Where a line contains the string "draws", copy that line.

BEGIN Material

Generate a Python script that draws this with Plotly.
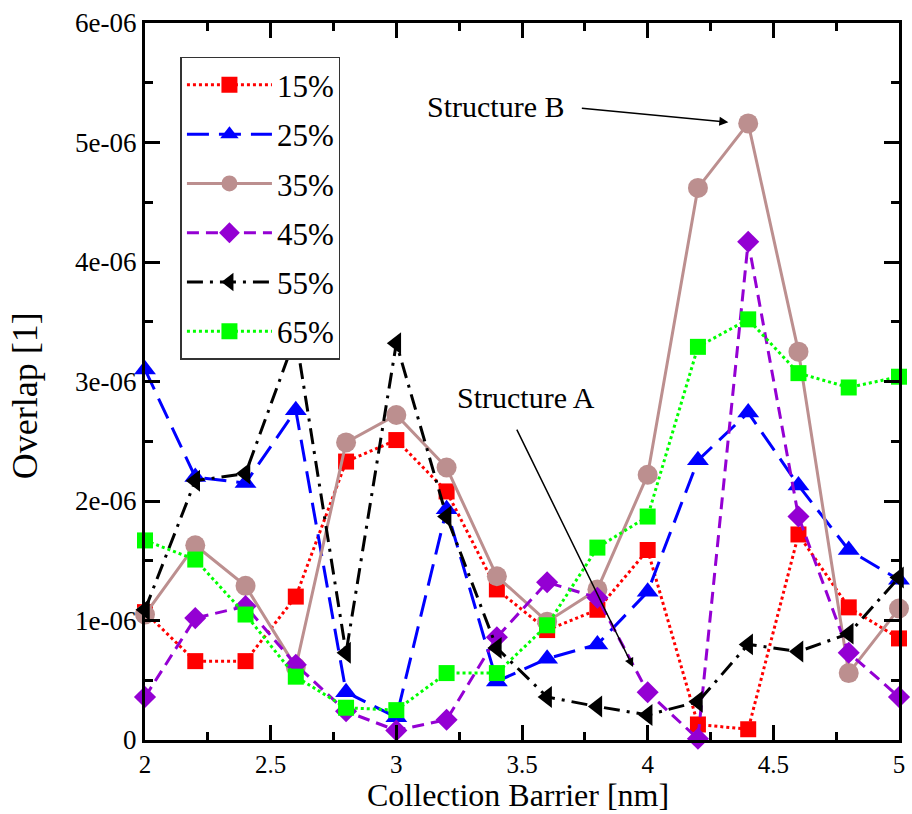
import plotly.graph_objects as go

# Collection barrier width [nm]
barrier = [2.0, 2.2, 2.4, 2.6, 2.8, 3.0, 3.2, 3.4, 3.6, 3.8, 4.0, 4.2, 4.4, 4.6, 4.8, 5.0]

# Overlap values (units of 1e-6) for each composition
ov_15 = [1.07, 0.66, 0.66, 1.20, 2.33, 2.51, 2.08, 1.26, 0.92, 1.09, 1.59, 0.13, 0.09, 1.72, 1.11, 0.85]
ov_25 = [3.10, 2.20, 2.15, 2.76, 0.40, 0.19, 1.93, 0.49, 0.68, 0.80, 1.24, 2.34, 2.74, 2.13, 1.59, 1.34]
ov_35 = [1.05, 1.63, 1.29, 0.61, 2.49, 2.72, 2.28, 1.37, 0.99, 1.26, 2.22, 4.62, 5.16, 3.25, 0.56, 1.10]
ov_45 = [0.36, 1.02, 1.12, 0.63, 0.24, 0.08, 0.17, 0.86, 1.32, 1.19, 0.40, 0.01, 4.17, 1.87, 0.73, 0.36]
ov_55 = [1.09, 2.17, 2.23, 3.38, 0.73, 3.32, 1.87, 0.77, 0.36, 0.28, 0.21, 0.32, 0.80, 0.74, 0.89, 1.36]
ov_65 = [1.67, 1.51, 1.05, 0.53, 0.27, 0.25, 0.56, 0.56, 0.96, 1.61, 1.87, 3.29, 3.52, 3.07, 2.95, 3.04]

series_names = ["15%", "25%", "35%", "45%", "55%", "65%"]

y_tickvals = [0, 1e-6, 2e-6, 3e-6, 4e-6, 5e-6, 6e-6]
y_ticktext = ["0", "1e-06", "2e-06", "3e-06", "4e-06", "5e-06", "6e-06"]
x_tickvals = [2, 2.5, 3, 3.5, 4, 4.5, 5]
x_ticktext = ["2", "2.5", "3", "3.5", "4", "4.5", "5"]

FONT = "Times New Roman, Liberation Serif, serif"

styles = [
    dict(color="#FF0000", dash="dot", symbol="square", size=16),
    dict(color="#0000FF", dash="22px,10px", symbol="triangle-up", size=19),
    dict(color="#BC8F8F", dash="solid", symbol="circle", size=20),
    dict(color="#9400D3", dash="12px,7px", symbol="diamond", size=17),
    dict(color="#000000", dash="16px,7px,3px,7px", symbol="triangle-left", size=19),
    dict(color="#00FF00", dash="dot", symbol="square", size=16),
]

series = [ov_15, ov_25, ov_35, ov_45, ov_55, ov_65]

fig = go.Figure()
for name, vals, st in zip(series_names, series, styles):
    fig.add_trace(go.Scatter(
        x=barrier,
        y=[v * 1e-6 for v in vals],
        name=name,
        legendgroup=name,
        mode="lines+markers",
        line=dict(color=st["color"], width=3, dash=st["dash"]),
        marker=dict(color=st["color"], symbol=st["symbol"], size=st["size"]),
        cliponaxis=False,
    ))

axis_common = dict(
    showline=True, linewidth=3, linecolor="black", mirror="ticks",
    ticks="inside", ticklen=15, tickwidth=3, tickcolor="black",
    showgrid=False, zeroline=False,
)

fig.update_xaxes(
    range=[2, 5], tickvals=x_tickvals, ticktext=x_ticktext,
    tickfont=dict(family=FONT, size=25, color="black"),
    minor=dict(ticks="inside", dtick=0.25, tick0=2, ticklen=8, tickwidth=3, tickcolor="black"),
    **axis_common,
)
fig.update_yaxes(
    range=[0, 6e-6], tickvals=y_tickvals, ticktext=y_ticktext,
    tickfont=dict(family=FONT, size=27, color="black"),
    minor=dict(ticks="inside", dtick=0.5e-6, tick0=0, ticklen=8, tickwidth=3, tickcolor="black"),
    **axis_common,
)

# Axis titles
fig.add_annotation(xref="paper", yref="paper", x=0.495, y=-0.0774, yanchor="middle",
                   text="Collection Barrier [nm]", showarrow=False,
                   font=dict(family=FONT, size=32, color="black"))
fig.add_annotation(xref="paper", yref="paper", x=-0.16, y=0.48, xanchor="center",
                   yanchor="middle", textangle=-90,
                   text="Overlap [1]", showarrow=False,
                   font=dict(family=FONT, size=36, color="black"))

# Labelled arrows pointing at the highlighted structures
fig.add_annotation(x=3.394, y=5.30e-6, text="Structure B", showarrow=False,
                   font=dict(family=FONT, size=30, color="black"))
fig.add_annotation(x=4.321, y=5.17e-6, text="", showarrow=True, ax=-148, ay=-14,
                   arrowhead=2, arrowsize=1.2, arrowwidth=1.5, arrowcolor="black")
fig.add_annotation(x=3.516, y=2.87e-6, text="Structure A", showarrow=False,
                   font=dict(family=FONT, size=30, color="black"))
fig.add_annotation(x=3.942, y=0.61e-6, text="", showarrow=True, ax=-117, ay=-239,
                   arrowhead=2, arrowsize=1.2, arrowwidth=1.5, arrowcolor="black")

fig.update_layout(
    width=912, height=814,
    margin=dict(l=145, r=7, t=23, b=74),
    paper_bgcolor="white", plot_bgcolor="white",
    font=dict(family=FONT, color="black"),
    legend=dict(
        x=0.047, y=0.953, xanchor="left", yanchor="top",
        bgcolor="white", bordercolor="#333333", borderwidth=1.5,
        font=dict(family=FONT, size=31, color="black"),
        tracegroupgap=6, itemwidth=85,
    ),
)

fig.write_html("out.html")
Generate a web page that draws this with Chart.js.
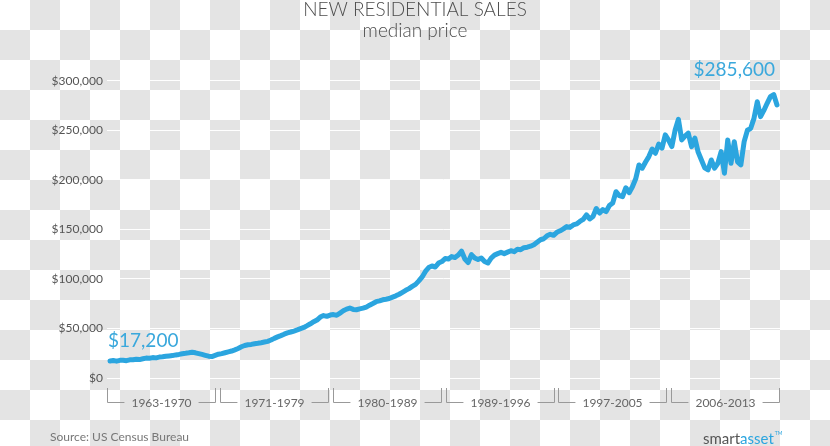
<!DOCTYPE html>
<html>
<head>
<meta charset="utf-8">
<script src="https://cdn.jsdelivr.net/npm/chart.js@4.4.1/dist/chart.umd.min.js"></script>
<style>
  html, body { margin: 0; padding: 0; }
  body {
    width: 830px; height: 446px; overflow: hidden;
    background: conic-gradient(#e4e4e4 25%, #fff 0 50%, #e4e4e4 0 75%, #fff 0);
    background-size: 60px 60px;
  }
  canvas { display: block; }
</style>
</head>
<body>
<canvas id="salesChart" width="830" height="446"></canvas>
<script>
// median sales price of new houses, quarterly readings, 1963 - 2013
const prices = [
  17200, 17600, 17000, 17800,  17900, 17500, 18300, 18400,  18900, 18600, 19400, 20100,
  20000, 20600, 20300, 21100,  21400, 21900, 22300, 22600,  23300, 23800, 24500, 24900,
  25400, 26000, 25400, 24600,  23800, 22900, 22000, 21600,  22800, 24000, 24600, 25500,
  26400, 27200, 28400, 29800,  31500, 32800, 33600, 33900,  34600, 35000, 35600, 36300,
  37000, 38300, 40000, 41500,  42800, 44200, 45500, 46400,  47400, 48500, 49800, 51000,
  52800, 54700, 56800, 58500,  61500, 63000, 62200, 63500,  64000, 63300, 65500, 67800,
  69500, 70600, 69200, 68900,  69800, 70500, 71600, 73500,  75200, 77000, 77800, 78900,
  79500, 80200, 81600, 82900,  84500, 86500, 88500, 90200,  92500, 94500, 98000, 102000,
  107500, 111500, 113000, 112000,  116000, 117500, 120500, 120000,  122500, 121500, 124000, 128000,
  120000, 116500, 124500, 121000,  119500, 121000, 117500, 116000,  121000, 124000, 125500, 126800,
  125500, 127000, 128500, 127500,  130000, 129500, 131500, 132000,  133000, 134500, 137000, 139500,
  140500, 143500, 145000, 144000,  147000, 148500, 150500, 152800,  152000, 154500, 155500, 158000,
  160000, 164600, 160500, 163000,  171000, 166500, 170000, 168000,  174000, 176500, 188000, 184000,
  183000, 192000, 187000, 193000,  201000, 215000, 211700, 218000,  223400, 231000, 226800, 236000,
  232000, 245300, 240000, 233500,  250300, 261000, 240200, 244000,  247000, 233500, 242000, 228000,
  220000, 212000, 210000, 220000,  211700, 216700, 228400, 206700,  240200, 216700, 238500, 218000,
  215000, 238500, 250000, 252000,  262000, 278800, 263700, 270000,  277200, 283900, 286000, 275500
];
const periods = ["1963-1970", "1971-1979", "1980-1989", "1989-1996", "1997-2005", "2006-2013"];
const yTicks = [0, 50000, 100000, 150000, 200000, 250000, 300000];
const firstLabel = "$17,200";
const lastLabel = "$285,600";

const blue = "#2ba5df";

// bracket labels under the plot, callouts and footer
const decor = {
  id: "decor",
  afterDraw(chart) {
    const ctx = chart.ctx;
    const area = chart.chartArea;
    const x = chart.scales.x, y = chart.scales.y;
    ctx.save();

    // first / last value callouts
    ctx.fillStyle = "#3aa8dc";
    ctx.font = "19px Lato";
    ctx.textBaseline = "alphabetic";
    ctx.textAlign = "left";
    ctx.fillText(firstLabel, x.getPixelForValue(0) - 2, y.getPixelForValue(prices[0]) - 14);
    ctx.textAlign = "right";
    ctx.fillText(lastLabel, x.getPixelForValue(prices.length - 1) - 2, y.getPixelForValue(300000) - 5);

    // period brackets
    const gap = 4;
    const w = (area.right - area.left - gap * (periods.length - 1)) / periods.length;
    const top = area.bottom + 10, mid = area.bottom + 24;
    ctx.font = "12px Lato";
    ctx.textAlign = "center";
    ctx.textBaseline = "middle";
    ctx.strokeStyle = "#999";
    ctx.lineWidth = 1;
    periods.forEach(function (p, i) {
      const l = Math.round(area.left + i * (w + gap)) + 0.5;
      const r = Math.round(l + w) - 0.5;
      const c = (l + r) / 2;
      const tw = ctx.measureText(p).width / 2 + 7;
      ctx.beginPath();
      ctx.moveTo(l, top); ctx.lineTo(l, mid + 0.5); ctx.lineTo(c - tw, mid + 0.5);
      ctx.moveTo(c + tw, mid + 0.5); ctx.lineTo(r, mid + 0.5); ctx.lineTo(r, top);
      ctx.stroke();
      ctx.fillStyle = "#666";
      ctx.fillText(p, c, mid + 1);
    });

    // footer
    ctx.textAlign = "left";
    ctx.textBaseline = "alphabetic";
    ctx.font = "12px Lato";
    ctx.fillStyle = "#777";
    ctx.fillText("Source: US Census Bureau", 50, 441);

    ctx.font = "15px Lato";
    ctx.fillStyle = "#555";
    ctx.fillText("smart", 703, 444);
    const sw = ctx.measureText("smart").width;
    ctx.fillStyle = blue;
    ctx.fillText("asset", 703 + sw, 444);
    const aw = ctx.measureText("asset").width;
    ctx.font = "5px Lato";
    ctx.fillText("TM", 703 + sw + aw + 1, 435);
    ctx.restore();
  }
};

new Chart(document.getElementById("salesChart"), {
  type: "line",
  data: {
    datasets: [{
      data: prices.map(function (v, i) { return { x: i, y: v }; }),
      borderColor: blue,
      borderWidth: 5,
      borderJoinStyle: "round",
      borderCapStyle: "round",
      pointRadius: 0,
      tension: 0,
      fill: false
    }]
  },
  options: {
    responsive: false,
    animation: false,
    devicePixelRatio: 1,
    layout: { padding: { top: 0, left: 50, right: 50, bottom: 68 } },
    scales: {
      x: { type: "linear", display: false, min: -0.913, max: 203.913 },
      y: {
        min: 0,
        max: 300000,
        afterFit: function (scale) { scale.width = 57; },
        afterBuildTicks: function (scale) { scale.ticks = yTicks.map(function (v) { return { value: v }; }); },
        border: { display: false },
        grid: { color: "#ffffff", lineWidth: 1, drawTicks: false },
        ticks: {
          padding: 4,
          color: "#555",
          font: { family: "Lato", size: 12 },
          callback: function (v) { return "$" + v.toLocaleString("en-US"); }
        }
      }
    },
    plugins: {
      legend: { display: false },
      tooltip: { enabled: false },
      title: {
        display: true,
        text: "NEW RESIDENTIAL SALES",
        color: "#4d4d4d",
        font: { family: "Lato", size: 19, weight: "300", lineHeight: 1 },
        padding: { top: 0, bottom: 2 }
      },
      subtitle: {
        display: true,
        text: "median price",
        color: "#4d4d4d",
        font: { family: "Lato", size: 19, weight: "300", lineHeight: 1 },
        padding: { top: 0, bottom: 40.7 }
      }
    }
  },
  plugins: [decor]
});
</script>
</body>
</html>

END Material

▶ Task output:
Generate a Python script that draws this with Plotly.
Generate a web page that draws this with Chart.js.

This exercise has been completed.